Wednesday, August 15, 2018

Accountability and Collective Responsibility

This term our senior classes in Years 7-13 are having a real push on accountability.

There is so much personalisation of our programmes that in order to help our students grow towards being empowered self directed learners, it is really necessary for us to scaffold them into this with some clear and very regular mentoring.




We have 12 teaching blocks during the week. Some students attend mostly workshop in these 12 blocks. Others are almost solely working on their own projects and inquiries. At the start of each block all students return to their mentor groups- a smaller group of between 10 and 20 students and check in. They do the attendance register and then they have in depth learning conversations wiht their mentor teacher about what they are going to do in the next learning block. Are they heading off to work with a teacher? and where? Are they working on their own independent learning? Where are they going to choose to do this? What do they want to achieve?  They do this at the beginning of each of these 12 blocks during the week for a full half hour. 

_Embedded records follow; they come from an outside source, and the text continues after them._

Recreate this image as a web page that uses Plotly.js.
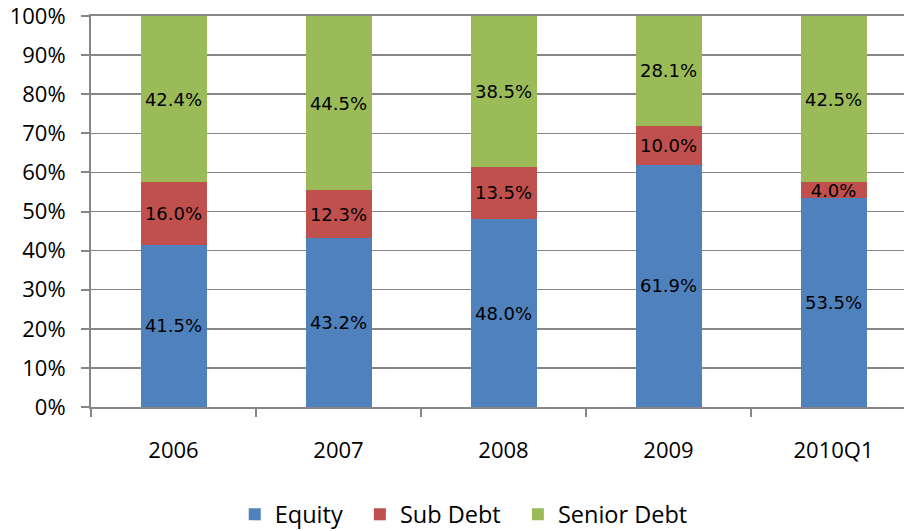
<!DOCTYPE html>
<html>
<head>
<meta charset="utf-8">
<script src="https://cdn.plot.ly/plotly-3.0.1.min.js"></script>
<style>
  html, body { margin: 0; padding: 0; background: #fff; }
  #chart { width: 904px; height: 531px; }
</style>
</head>
<body>
<div id="chart"></div>
<script>
const periods = ['2006', '2007', '2008', '2009', '2010Q1'];
const equity = [41.5, 43.2, 48.0, 61.9, 53.5];
const subDebt = [16.0, 12.3, 13.5, 10.0, 4.0];
const seniorDebt = [42.4, 44.5, 38.5, 28.1, 42.5];
const yTicks = [0, 10, 20, 30, 40, 50, 60, 70, 80, 90, 100];

const axisGray = '#868686';
const pad = '\u00a0\u00a0';

function series(name, values, color) {
    return {
        type: 'bar',
        name: name,
        x: periods,
        y: values,
        marker: {color: color},
        text: values.map(v => v.toFixed(1) + '%'),
        textposition: 'inside',
        insidetextanchor: 'middle',
        constraintext: 'none',
        textfont: {family: 'DejaVu Sans', size: 18, color: '#000'},
        hoverinfo: 'none',
    };
}

const traces = [
    series('Equity' + pad, equity, '#4F81BD'),
    series('Sub Debt' + pad, subDebt, '#C0504D'),
    series('Senior Debt', seniorDebt, '#9BBB59'),
];

const layout = {
    barmode: 'stack',
    bargap: 0.6,
    width: 904,
    height: 531,
    margin: {l: 91, r: 0, t: 16, b: 124},
    paper_bgcolor: '#fff',
    plot_bgcolor: '#fff',
    font: {family: 'Open Sans', size: 22, color: '#000'},
    showlegend: true,
    legend: {
        orientation: 'h',
        xref: 'container',
        x: 0.513,
        xanchor: 'center',
        yref: 'container',
        y: 0.031,
        yanchor: 'middle',
        font: {family: 'Open Sans', size: 23.5},
        traceorder: 'normal',
    },
    xaxis: {
        type: 'category',
        range: [-0.5, 4.427],
        showline: true,
        mirror: true,
        linecolor: axisGray,
        linewidth: 2,
        ticks: 'outside',
        tickson: 'boundaries',
        ticklen: 8,
        tickwidth: 2,
        tickcolor: axisGray,
        ticklabelstandoff: 23,
        showgrid: false,
        zeroline: false,
    },
    yaxis: {
        range: [0, 100],
        tickvals: yTicks,
        ticktext: yTicks.map(v => v + '%'),
        ticklabeloverflow: 'allow',
        showline: true,
        linecolor: axisGray,
        linewidth: 2,
        ticks: 'outside',
        ticklen: 8,
        tickwidth: 2,
        tickcolor: axisGray,
        ticklabelstandoff: 11,
        showgrid: true,
        gridcolor: axisGray,
        gridwidth: 1.5,
        zeroline: false,
    },
};

Plotly.newPlot('chart', traces, layout, {displayModeBar: false, staticPlot: true});
</script>
</body>
</html>
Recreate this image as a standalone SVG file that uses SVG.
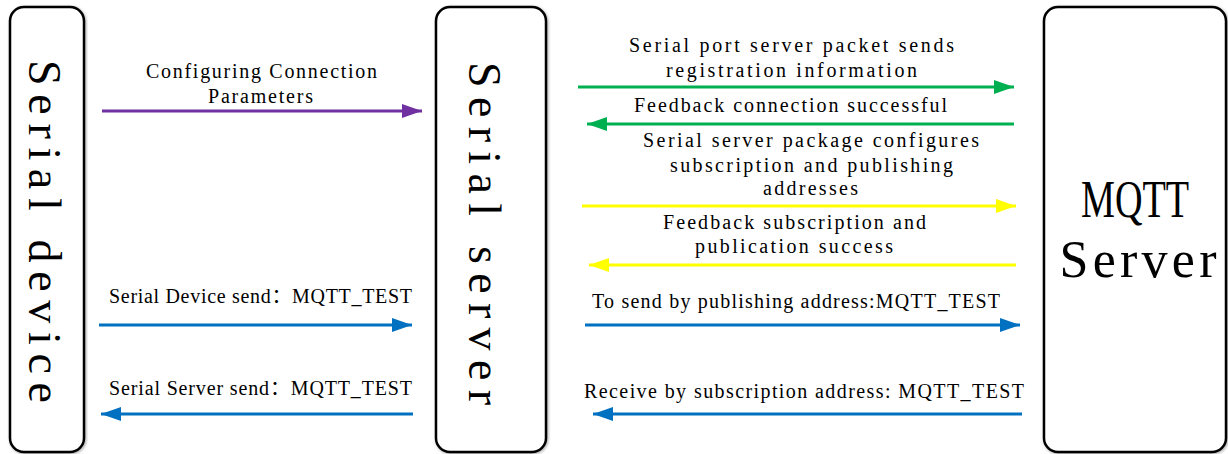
<svg xmlns="http://www.w3.org/2000/svg" width="1228" height="454" viewBox="0 0 1228 454">
<style>
.box{fill:#ffffff;stroke:#000000;stroke-width:2.5}
.big{font-family:"Liberation Serif","DejaVu Serif",serif;fill:#000000}
.lbl{font-family:"Liberation Serif","Noto Sans CJK SC",serif;font-size:20px;fill:#000000;text-anchor:middle}
.c{stroke-width:3;fill:none}
</style>
<defs>
<filter id="sh" x="-5%" y="-5%" width="110%" height="110%">
<feGaussianBlur in="SourceAlpha" stdDeviation="1.5"/>
<feOffset dx="1" dy="1"/>
<feComponentTransfer><feFuncA type="linear" slope="0.35"/></feComponentTransfer>
<feMerge><feMergeNode/><feMergeNode in="SourceGraphic"/></feMerge>
</filter>
<marker id="mP" markerUnits="userSpaceOnUse" markerWidth="20" markerHeight="14" refX="20" refY="7" orient="auto"><path d="M0,0 L20,7 L0,14 Z" fill="#7030A0"/></marker>
<marker id="mG" markerUnits="userSpaceOnUse" markerWidth="20" markerHeight="14" refX="20" refY="7" orient="auto"><path d="M0,0 L20,7 L0,14 Z" fill="#00B050"/></marker>
<marker id="mY" markerUnits="userSpaceOnUse" markerWidth="20" markerHeight="14" refX="20" refY="7" orient="auto"><path d="M0,0 L20,7 L0,14 Z" fill="#FFFF00"/></marker>
<marker id="mB" markerUnits="userSpaceOnUse" markerWidth="20" markerHeight="14" refX="20" refY="7" orient="auto"><path d="M0,0 L20,7 L0,14 Z" fill="#0070C0"/></marker>
</defs>
<rect width="1228" height="454" fill="#ffffff"/>
<g id="serial-device">
<rect class="box" x="10" y="7" width="74" height="445" rx="14" filter="url(#sh)"/>
<text class="big" font-size="46" text-anchor="middle" transform="translate(29,231.5) rotate(90)" textLength="343" lengthAdjust="spacing">Serial device</text>
</g>
<g id="serial-server">
<rect class="box" x="436" y="7" width="110" height="445" rx="14" filter="url(#sh)"/>
<text class="big" font-size="46" text-anchor="middle" transform="translate(469,233.5) rotate(90)" textLength="343" lengthAdjust="spacing">Serial server</text>
</g>
<g id="mqtt-server">
<rect class="box" x="1044" y="7" width="182" height="445" rx="14" filter="url(#sh)"/>
<text class="big" font-size="52" text-anchor="middle" x="1135" y="217" textLength="108" lengthAdjust="spacingAndGlyphs">MQTT</text>
<text class="big" font-size="52" text-anchor="middle" x="1138" y="277" textLength="157" lengthAdjust="spacing">Server</text>
</g>
<g id="connectors">
<line class="c" x1="102" y1="111" x2="422" y2="111" stroke="#7030A0" marker-end="url(#mP)"/>
<line class="c" x1="578" y1="87" x2="1014" y2="87" stroke="#00B050" marker-end="url(#mG)"/>
<line class="c" x1="1014" y1="124" x2="587" y2="124" stroke="#00B050" marker-end="url(#mG)"/>
<line class="c" x1="582" y1="206" x2="1016" y2="206" stroke="#FFFF00" marker-end="url(#mY)"/>
<line class="c" x1="1016" y1="265" x2="589" y2="265" stroke="#FFFF00" marker-end="url(#mY)"/>
<line class="c" x1="585" y1="325" x2="1020" y2="325" stroke="#0070C0" marker-end="url(#mB)"/>
<line class="c" x1="1022" y1="414" x2="593" y2="414" stroke="#0070C0" marker-end="url(#mB)"/>
<line class="c" x1="99" y1="325" x2="412" y2="325" stroke="#0070C0" marker-end="url(#mB)"/>
<line class="c" x1="413" y1="414" x2="101" y2="414" stroke="#0070C0" marker-end="url(#mB)"/>
</g>
<g id="labels">
<text class="lbl" x="261.5" y="78" textLength="231">Configuring Connection</text>
<text class="lbl" x="260.5" y="103" textLength="105">Parameters</text>
<text class="lbl" x="791.5" y="52" textLength="325">Serial port server packet sends</text>
<text class="lbl" x="791.5" y="77" textLength="251">registration information</text>
<text class="lbl" x="790.5" y="112" textLength="313">Feedback connection successful</text>
<text class="lbl" x="811" y="147" textLength="336">Serial server package configures</text>
<text class="lbl" x="811.5" y="172" textLength="283">subscription and publishing</text>
<text class="lbl" x="810.5" y="195" textLength="95">addresses</text>
<text class="lbl" x="794.5" y="229" textLength="263">Feedback subscription and</text>
<text class="lbl" x="794" y="253" textLength="198">publication success</text>
<text class="lbl" x="796" y="308" textLength="408">To send by publishing address:MQTT_TEST</text>
<text class="lbl" x="804" y="398" textLength="440">Receive by subscription address: MQTT_TEST</text>
<text class="lbl" x="260.5" y="303" textLength="303">Serial Device send：MQTT_TEST</text>
<text class="lbl" x="260.5" y="395" textLength="303">Serial Server send：MQTT_TEST</text>
</g>
</svg>
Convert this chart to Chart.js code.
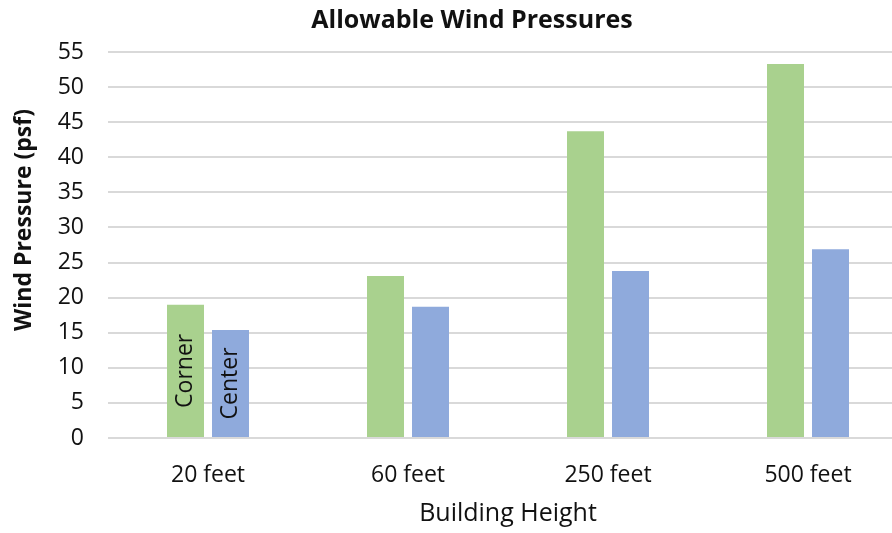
<!DOCTYPE html>
<html>
<head>
<meta charset="utf-8">
<title>Allowable Wind Pressures</title>
<script src="https://cdn.jsdelivr.net/npm/chart.js@4/dist/chart.umd.min.js"></script>
<style>
  html, body { margin: 0; padding: 0; background: #fff; overflow: hidden; }
  #wrap { position: relative; width: 892px; height: 533px; overflow: hidden; }
  canvas { position: absolute; left: 0; top: 0; }
</style>
</head>
<body>
<div id="wrap"><canvas id="chart" width="944" height="533"></canvas></div>
<script>
// Building heights and allowable pressures (psf)
const heights = ['20 feet', '60 feet', '250 feet', '500 feet'];
const cornerPressure = [19.0, 23.1, 43.7, 53.3];
const centerPressure = [15.4, 18.7, 23.8, 26.9];
const seriesNames = ['Corner', 'Center'];
const chartTitle = 'Allowable Wind Pressures';
const yTitle = 'Wind Pressure (psf)';
const xTitle = 'Building Height';

const FONT = "'Open Sans', 'Noto Sans', sans-serif";
const TEXT = '#111';

// Chart title and rotated y-axis title, drawn on the canvas
const titles = {
  id: 'titles',
  afterDraw(chart) {
    const ctx = chart.ctx;
    ctx.save();
    ctx.fillStyle = TEXT;
    ctx.textAlign = 'center';
    ctx.textBaseline = 'middle';
    ctx.font = 'bold 25px ' + FONT;
    ctx.fillText(chartTitle, 472, 21);
    ctx.translate(24, 220);
    ctx.rotate(-Math.PI / 2);
    ctx.font = 'bold 23px ' + FONT;
    ctx.fillText(yTitle, 0, 0);
    ctx.restore();
  }
};

// Series names written vertically inside the first pair of bars
const seriesTags = {
  id: 'seriesTags',
  afterDatasetsDraw(chart) {
    const ctx = chart.ctx;
    ctx.save();
    ctx.fillStyle = TEXT;
    ctx.font = '23px ' + FONT;
    ctx.textAlign = 'center';
    ctx.textBaseline = 'middle';
    chart.data.datasets.forEach((ds, i) => {
      const bar = chart.getDatasetMeta(i).data[0];
      ctx.save();
      ctx.translate(bar.x, (bar.y + bar.base) / 2);
      ctx.rotate(-Math.PI / 2);
      ctx.fillText(ds.label, 0, 0);
      ctx.restore();
    });
    ctx.restore();
  }
};

new Chart(document.getElementById('chart'), {
  type: 'bar',
  data: {
    labels: heights,
    datasets: [
      { label: seriesNames[0], data: cornerPressure, backgroundColor: '#A9D18E' },
      { label: seriesNames[1], data: centerPressure, backgroundColor: '#8FAADC' }
    ]
  },
  options: {
    responsive: false,
    animation: false,
    devicePixelRatio: 1,
    categoryPercentage: 0.45,
    barPercentage: 0.822,
    layout: { padding: { top: 52, right: 36, left: 0, bottom: 0 } },
    plugins: {
      legend: { display: false },
      title: { display: false },
      tooltip: { enabled: false }
    },
    scales: {
      x: {
        grid: { display: false },
        border: { display: false },
        ticks: { color: TEXT, font: { family: FONT, size: 23 }, padding: 16 },
        title: { display: true, text: xTitle, color: TEXT, font: { family: FONT, size: 25 }, padding: { top: 10, bottom: 4 } },
        afterFit(scale) { scale.height = 95; }
      },
      y: {
        min: 0,
        max: 55,
        ticks: { stepSize: 5, color: TEXT, font: { family: FONT, size: 23 }, padding: 24 },
        grid: { color: '#D9D9D9', lineWidth: 2, drawTicks: false },
        border: { display: false },
        afterFit(scale) { scale.width = 108; }
      }
    }
  },
  plugins: [titles, seriesTags]
});
</script>
</body>
</html>
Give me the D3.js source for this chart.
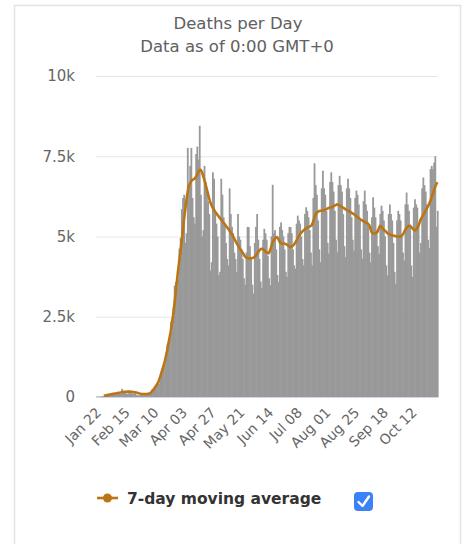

That is accountability building for our students. it's also accountability building and even more importnat a building of collective responsibility for our teachers.
In times gone past teachers just focussed on the students they taught and nothing else. There was even competition- my class achieved higher than yours. Many times this was encouraged by leadership and systems within a school

We want to truly build a system where our set of teachers are working together to collectively be responsible for the success- in all its definitions for all of our students.

Our place not my classroom. Our learners, not my students.

Yesterday afternoon we had our weekly combined professional learning and learning design session. We spent the first half focusing on building our pedagogy. 

We worked with our paired mentor teachers in our Puna Ako groupings to look at our accountability systems, to identify students we needed to target. 


We gave some feedback to all teachers about the quality and quantity of learning narratives we had written in the last week. See this post on the importance of our learning narratives.




And then we focussed more on content, wiht each teacher having an opportunity to highlight the learning content question they were having wiht one individual student. They presented this to the group of 30 in sets of 4 and then other teachers chose the person they thought they could help most and gathered for a 5 minute session discussing and making suggestions. We repeated the cycle four times.





What great conversations- what great advice and help was received.

To see a circle of 8 teachers siting discussing one child- maybe a Year 12 student working on an individual inquiry with a technology base- but being given some suggestions and advice by 3 primary trained teachers, a teacher wiht a Health and PE specialist background, a Teacher wiht a specialist English background, a textiles specialist, and a Science specialist. What magic these teachers can make by joining their heads together for each and every student.





I love the power of area schools to truly strip away the imaginary, and sometime imposed, lines between secondary trained and primary trained teachers and give us the opportunity to learn from each other in order to provide rich ands real learning opportunities for our learners.